Col titolo Sopra i cambiamenti climatici, promossa nel 2017 dal Consorzio universitario Cineas del Politecnico di Milano, con i tipi di Gianluca Binello e i disegni di Achille Guzzardella e Emilio Giannelli, si ha la riproposta di due brani di Giacomo Leopardi, affidata alla puntualissima cura e con una illuminante postfazione di Carlo Ortolani. Il primo scritto è tratto dallo Zibaldone e data al 1827. Il secondo è il trentanovesimo di quella raccolta di Pensieri, pure attinta dallo Zibaldone, che Leopardi, in una lettera del 1837 all’amico Luigi De Sinner, descriveva come «un volume inedito di Pensieri sui caratteri degli uomini e sulla loro condotta nella Società», e che aveva in animo di pubblicare. In quello stesso anno 1837 Leopardi muore e l’opera uscirà postuma, nel 1845, curata da Antonio Ranieri per l’editore Le Monnier.

Ebbene la prima nota di Sopra i cambiamenti climatici prende spunto da una riflessione, datata all’anno 1683, che si trova nelle Lettere familiari dello scienziato e letterato Lorenzo Magalotti (1637-1712), stampate a Venezia nel 1719, là dove si legge. «Egli è pur certo che l’ordine antico delle stagioni par che vada pervertendosi. Qui in Italia è voce e querela comune, che i mezzi tempi non vi son più; e in questo smarrimento di confini, non vi è dubbio che il freddo acquista terreno». Ormai si vestono gli abiti invernali a lungo, e Magalotti reca a testimone il suo vecchio padre che con certezza affermava che «in sua gioventù, a Roma, la mattina di pasqua di resurrezione, ognuno si rivestiva da state». Ne sorge una questione: è il clima che con gli anni va raffreddandosi, o è, con il crescere degli anni, che la memoria del proprio corpo una volta vigoroso, sopraggiunta la vecchiaia, induce il vecchio padre di Magalotti a ritenere più intensa ed estesa la stagione fredda rispetto ai tempi andati?

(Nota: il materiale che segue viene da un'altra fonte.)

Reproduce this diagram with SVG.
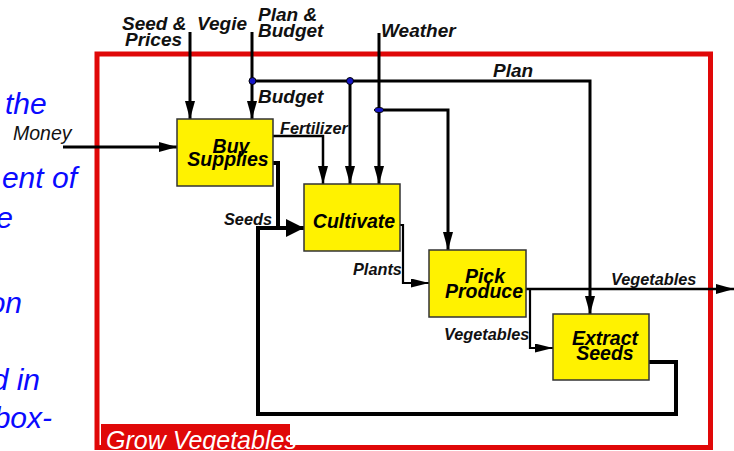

Leopardi osserva che anche i vecchi intorno a lui (e son passati, calcola, dalla lettera di Magalotti «cento e quarantaquattr’anni») denunciano l’aumento del freddo, ma considera: «Il vecchio, laudator temporis acti se puero (lodatore del tempo passato, quando era ancora un fanciullo), non contento delle cose umane, vuol che anche le naturali fossero migliori nella sua fanciullezza e gioventù, che dipoi. La ragione è chiara, cioè che tali gli parevano allora; che il freddo lo noiava e gli si faceva sentire infinitamente meno ec. ec.».

Chiarito questo lato delle «cose umane», Leopardi viene alle «naturali» e tocca l’argomento delle mutazioni climatiche al di là dei «caratteri degli uomini» mettendo innanzi una constatazione che oggi, a noi (passati altri cento e novantasei anni), non sorprende affatto allorché scrive: «Quello che tutti noi sappiamo, e che io mi ricordo bene è, che nella mia fanciullezza il mezzogiorno d’Italia non aveva anno senza grosse nevi, e che ora non ha quasi anno con nevi che durino più di poche ore. Così dei ghiacci, e insomma del rigore dell’invernata». Dunque, non il freddo, ma il caldo va crescendo nel nostro mondo col passar degli anni.

La seconda nota torna sui medesimi argomenti e li precisa. In apertura Leopardi affida a una pagina de Il libro del Cortegiano di Baldassar Castiglione (1478-1529) la disamina dello stato d’animo dei vecchi riguardo al tempo presente e quanto paia loro mutato dal tempo passato, dove, tra l’altro, si ribadisce che «biasimano il tempo presente come malo; non discernendo che quella mutazione da sé e non dal tempo procede». E poi torna, Leopardi, non sul tema del maggior freddo («un fatto che non ha luogo») ma su quello dell’aumento del caldo. «È cosa, scrive, notata da qualcuno per diversi passi d’autori antichi, che l’Italia ai tempi romani dovette essere più fredda che non è ora.

Cosa credibilissima anche perché da altra parte è manifesto per isperienza, e per ragioni naturali, che la civiltà degli uomini venendo innanzi, rende l’aria, ne’ paesi abitati da essi, di giorno in giorno più mite: il quale effetto è stato ed è palese singolarmente in America, dove, per così dire, a memoria nostra, una civiltà matura è succeduta parte a uno stato barbaro, e parte a mera solitudine».